Varadkar accuses Israeli government of breaching international law in Gaza siege

Taoiseach says Israel is engaging in ‘collective punishment’ against people of Gaza over crimes of Hamas

Taoiseach Leo Varadkar has accused Israel of engaging in “collective punishment” in cutting off power and water to the Hamas-controlled Gaza strip.

Mr Varadkar said Israel had the right to defend itself given its “brutal, savage” enemies, including Hamas and Hezbollah, the state of Iran and “Islamic fundamentalists and anti-Semites”, given the events of last Saturday which left more than 1,000 Israelis dead.

However, he said the country had no right to breach international humanitarian law. “I’m really concerned about what I am seeing happening in Gaza at the moment. To me it amounts to collective punishment,” he told RTÉ's Prime Time programme.

“That’s not the way a respectable, democratic state should conduct itself. I believe by targeting civilians and cutting off civilian infrastructure, that is a breach of international humanitarian law.
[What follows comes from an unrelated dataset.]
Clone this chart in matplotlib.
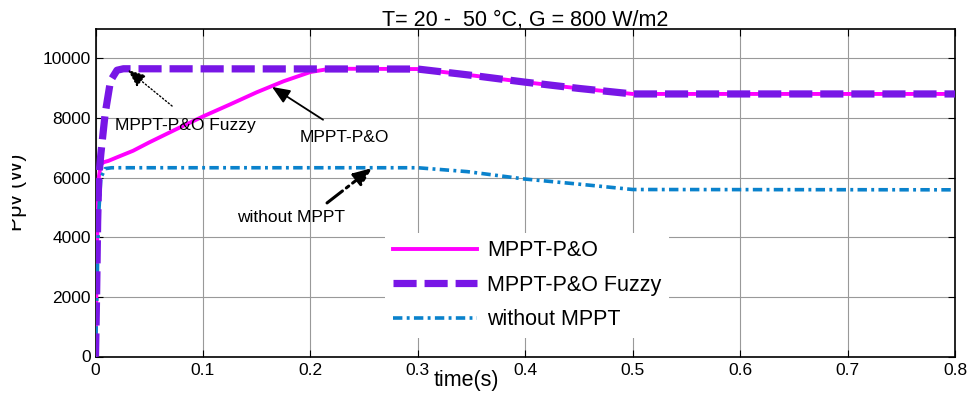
import matplotlib
matplotlib.use("Agg")
import matplotlib.pyplot as plt
from matplotlib.patches import Rectangle

plt.rcParams['font.family'] = ['Liberation Sans', 'DejaVu Sans']

# ---- data ----
t_po = [0, 0.001, 0.002, 0.003, 0.005, 0.008, 0.012, 0.02, 0.035, 0.05, 0.075,
        0.1, 0.125, 0.15, 0.175, 0.2, 0.215, 0.23, 0.3, 0.35, 0.4, 0.45, 0.5, 0.8]
p_po = [0, 2500, 4800, 6000, 6450, 6520, 6560, 6680, 6900, 7180, 7620,
        8050, 8450, 8860, 9230, 9540, 9630, 9650, 9640, 9430, 9200, 8990, 8805, 8805]

t_fz = [0, 0.001, 0.002, 0.003, 0.005, 0.009, 0.014, 0.02, 0.026,
        0.3, 0.35, 0.4, 0.45, 0.5, 0.8]
p_fz = [0, 2000, 4500, 6000, 6800, 8150, 9250, 9600, 9650,
        9640, 9430, 9200, 8990, 8805, 8805]

t_wo = [0, 0.001, 0.002, 0.003, 0.005, 0.009, 0.015, 0.3, 0.346, 0.4, 0.45, 0.5, 0.8]
p_wo = [0, 1500, 3300, 4800, 6000, 6300, 6330, 6330, 6200, 5950, 5780, 5600, 5590]

labels = ['MPPT-P&O', 'MPPT-P&O Fuzzy', 'without MPPT']
title = 'T= 20 -  50 °C, G = 800 W/m2'
xticks = [0, 0.1, 0.2, 0.3, 0.4, 0.5, 0.6, 0.7, 0.8]
yticks = [0, 2000, 4000, 6000, 8000, 10000]

fig = plt.figure(figsize=(9.69, 3.98), dpi=100)
ax = fig.add_axes([95.5/969, (398-356.5)/398, 859.5/969, 328/398])

ax.plot(t_po, p_po, color='#FF00FF', lw=2.8, ls='-', label=labels[0], zorder=3)
ax.plot(t_fz, p_fz, color='#7816E6', lw=5.2, ls=(0, (3.2, 1.1)), label=labels[1], zorder=4)
ax.plot(t_wo, p_wo, color='#0A82CC', lw=2.6, ls=(0, (2.6, 1.2, 0.8, 1.2)), label=labels[2], zorder=3)

ax.set_xlim(0, 0.8)
ax.set_ylim(0, 11000)
ax.set_xticks(xticks)
ax.set_xticklabels(['0', '0.1', '0.2', '0.3', '0.4', '0.5', '0.6', '0.7', '0.8'])
ax.set_yticks(yticks)
ax.set_yticklabels([str(v) for v in yticks])
ax.grid(True, color='#999999', lw=0.8)
ax.set_axisbelow(True)
ax.tick_params(direction='in', length=5, top=True, right=True, labelsize=12.5,
               width=0.8, colors='black')
ax.tick_params(axis='y', pad=3.5)
ax.tick_params(axis='x', pad=5)
for s in ax.spines.values():
    s.set_linewidth(1.2)

ax.set_title(title, fontsize=15.5, pad=1.5)
ax.set_xlabel('time(s)', fontsize=15.5)
ax.xaxis.set_label_coords(0.432, -0.04)
ax.set_ylabel('Ppv (W)', fontsize=15.5)
ax.yaxis.set_label_coords(-0.08, 0.5)
# the reference image is cropped through the y label
fig.patches.append(Rectangle((0, 0), 12/969, 1, transform=fig.transFigure,
                             facecolor='white', edgecolor='none', zorder=10))

# annotations
hs = '-|>,head_length=0.6,head_width=0.25'
ax.text(0.018, 7760, 'MPPT-P&O Fuzzy', fontsize=12.5, ha='left', va='center', zorder=6)
ax.annotate('', xy=(0.0302, 9610), xytext=(0.0713, 8400),
            arrowprops=dict(arrowstyle=hs, mutation_scale=18, color='black', lw=1,
                            ls=':', shrinkA=0, shrinkB=0), zorder=6)
ax.text(0.232, 7360, 'MPPT-P&O', fontsize=12.5, ha='center', va='center', zorder=6)
ax.annotate('', xy=(0.1643, 9040), xytext=(0.2118, 7940),
            arrowprops=dict(arrowstyle=hs, mutation_scale=18, color='black', lw=1.3,
                            shrinkA=0, shrinkB=0), zorder=6)
ax.text(0.182, 4645, 'without MPPT', fontsize=12.5, ha='center', va='center', zorder=6)
ax.annotate('', xy=(0.2573, 6320), xytext=(0.2155, 5150),
            arrowprops=dict(arrowstyle=hs, mutation_scale=18, color='black', lw=2.2,
                            ls='-.', shrinkA=0, shrinkB=0), zorder=6)

leg = ax.legend(loc='upper left', bbox_to_anchor=(0.337, 0.377), borderaxespad=0,
                fontsize=15.5, handlelength=3.9, handletextpad=0.5, labelspacing=0.62,
                borderpad=0.35, frameon=True, fancybox=False, framealpha=1,
                facecolor='white', edgecolor='none')
leg.set_zorder(5)

fig.savefig('out.png', dpi=100)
I think it is very important for us as Ireland to make sure that voice is brought to the table at European Union level.”


Ireland was one of four countries at EU level, the others being Netherlands, Spain and Luxembourg, which pushed back against a rogue tweet by Olivér Várhelyi, the European Commissioner in charge of enlargement and neighbourhood, who announced that “all payments” to the Palestinians had been “immediately suspended” and that “all new budget proposals,” including for 2023, had been “postponed until further notice”.

The European Commission has clarified that humanitarian aid will continue to be delivered to Gaza by EU member states.
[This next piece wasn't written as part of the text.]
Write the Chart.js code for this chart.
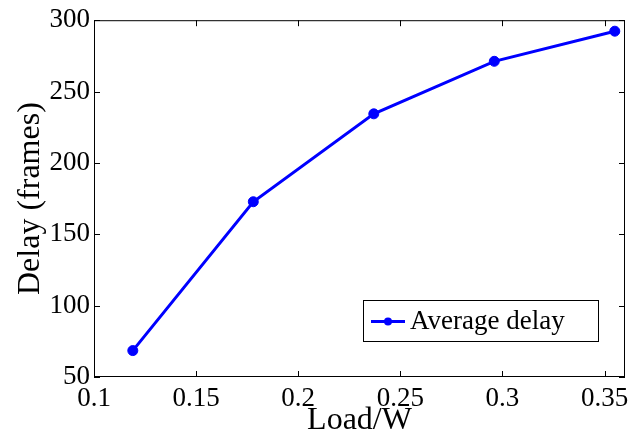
<!DOCTYPE html>
<html>
<head>
<meta charset="utf-8">
<script src="https://cdn.jsdelivr.net/npm/chart.js@4.4.0/dist/chart.umd.min.js"></script>
<style>
  html, body { margin: 0; padding: 0; background: #fff; }
  #wrap { width: 637px; height: 436px; }
</style>
</head>
<body>
<div id="wrap"><canvas id="chart1" width="637" height="436"></canvas></div>
<script>
// data
const loadValues = [0.119, 0.178, 0.237, 0.296, 0.355];
const delayValues = [68.5, 172.8, 234.4, 271.2, 292.3];
const xTicks = [0.1, 0.15, 0.2, 0.25, 0.3, 0.35];
const yTicks = [50, 100, 150, 200, 250, 300];
const seriesName = "Average delay";

const serif = "'Liberation Serif', 'Times New Roman', serif";

// matlab style box with inward ticks on all 4 sides + legend inside the axes
const matlabBox = {
  id: "matlabBox",
  afterDatasetsDraw(chart) {
    const c = chart.ctx, a = chart.chartArea;
    const xs = chart.scales.x, ys = chart.scales.y;
    c.save();
    c.strokeStyle = "#000";
    c.lineWidth = 1;
    c.strokeRect(a.left + 0.5, a.top + 0.5, a.right - a.left - 1, a.bottom - a.top - 1);
    c.beginPath();
    xTicks.forEach(v => {
      const px = Math.round(xs.getPixelForValue(v)) + 0.5;
      c.moveTo(px, a.bottom); c.lineTo(px, a.bottom - 6);
      c.moveTo(px, a.top); c.lineTo(px, a.top + 6);
    });
    yTicks.forEach(v => {
      const py = Math.round(ys.getPixelForValue(v)) + 0.5;
      c.moveTo(a.left, py); c.lineTo(a.left + 6, py);
      c.moveTo(a.right, py); c.lineTo(a.right - 6, py);
    });
    c.stroke();

    // legend
    const ds = chart.data.datasets[0];
    const w = 235, h = 41;
    const bx = a.right - 27 - w, by = a.bottom - 36 - h;
    c.fillStyle = "#fff";
    c.fillRect(bx, by, w, h);
    c.strokeRect(bx + 0.5, by + 0.5, w, h);
    const cy = by + h / 2 + 1;
    c.strokeStyle = ds.borderColor;
    c.lineWidth = 3;
    c.beginPath(); c.moveTo(bx + 8, cy); c.lineTo(bx + 42, cy); c.stroke();
    c.fillStyle = ds.borderColor;
    c.beginPath(); c.arc(bx + 25, cy, 4, 0, Math.PI * 2); c.fill();
    c.fillStyle = "#000";
    c.font = "27px " + serif;
    c.textBaseline = "middle";
    c.textAlign = "left";
    c.fillText(ds.label, bx + 47, cy);
    c.restore();
  }
};

let ctx1 = document.getElementById("chart1").getContext("2d");
let chart1 = new Chart(ctx1, {
  type: "line",
  data: {
    datasets: [{
      label: seriesName,
      data: loadValues.map((x, i) => ({ x: x, y: delayValues[i] })),
      borderColor: "#0000ff",
      backgroundColor: "#0000ff",
      borderWidth: 3,
      pointRadius: 5,
      pointBorderWidth: 1,
      pointHoverRadius: 5,
      tension: 0,
      fill: false
    }]
  },
  options: {
    responsive: false,
    animation: false,
    layout: { padding: { left: 0, right: 12, top: 19, bottom: 0 } },
    plugins: { legend: { display: false }, tooltip: { enabled: false } },
    scales: {
      x: {
        type: "linear",
        min: 0.1, max: 0.36,
        afterBuildTicks: s => { s.ticks = xTicks.map(v => ({ value: v })); },
        afterFit: s => { s.height = 59; },
        grid: { display: false, drawTicks: false },
        border: { display: false },
        ticks: {
          color: "#000", padding: 6,
          font: { family: serif, size: 27 },
          maxRotation: 0,
          callback: v => String(Math.round(v * 100) / 100)
        },
        title: {
          display: true, text: "Load/W", color: "#000",
          font: { family: serif, size: 32 },
          padding: { top: -10, bottom: -4 }
        }
      },
      y: {
        min: 50, max: 300,
        afterBuildTicks: s => { s.ticks = yTicks.map(v => ({ value: v })); },
        afterFit: s => { s.width = 94; },
        grid: { display: false, drawTicks: false },
        border: { display: false },
        ticks: {
          color: "#000", padding: 4,
          font: { family: serif, size: 27 }
        },
        title: {
          display: true, text: "Delay (frames)", color: "#000",
          font: { family: serif, size: 32 },
          padding: { top: 11, bottom: 0 }
        }
      }
    }
  },
  plugins: [matlabBox]
});
</script>
</body>
</html>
Mr Varadkar continued: “Yes, Hamas should release all of the hostages immediately. Israeli citizens and dual citizens alike. Israel is entirely justified in going after Hamas in Gaza and elsewhere. Operations that clearly affect civilians disproportionately are wrong. Cutting off electricity, cutting off water, that is not acceptable.”

He also called for the opening of a humanitarian corridor between Egypt and Gaza. Egypt said on Thursday that it had discussed providing aid to Gaza through its short border with the territory, but rejected calls to allow a safe corridor for civilians, citing “the right of Palestinians to hold on to their cause and their land”, Reuters reported.

Speaking on the same programme, the Israeli ambassador to Ireland Dana Erlich responded to Mr Varadkar’s comments and said Hamas is ultimately responsible for what is happening in Gaza at present.

“Every rocket that Hamas fires from their own populated areas to our populated areas is a war crime. Right now we are over 4,000 war crimes not to mention the people who were butchered, the children who were burned alive.”

Presenter Fran McNulty said hundreds of children in Gaza had been killed by Israeli bombs. Ms Erlich blamed Hamas: “I feel the pain of the people in Gaza because they did not choose this. They are suffering from Hamas in the same way that we are.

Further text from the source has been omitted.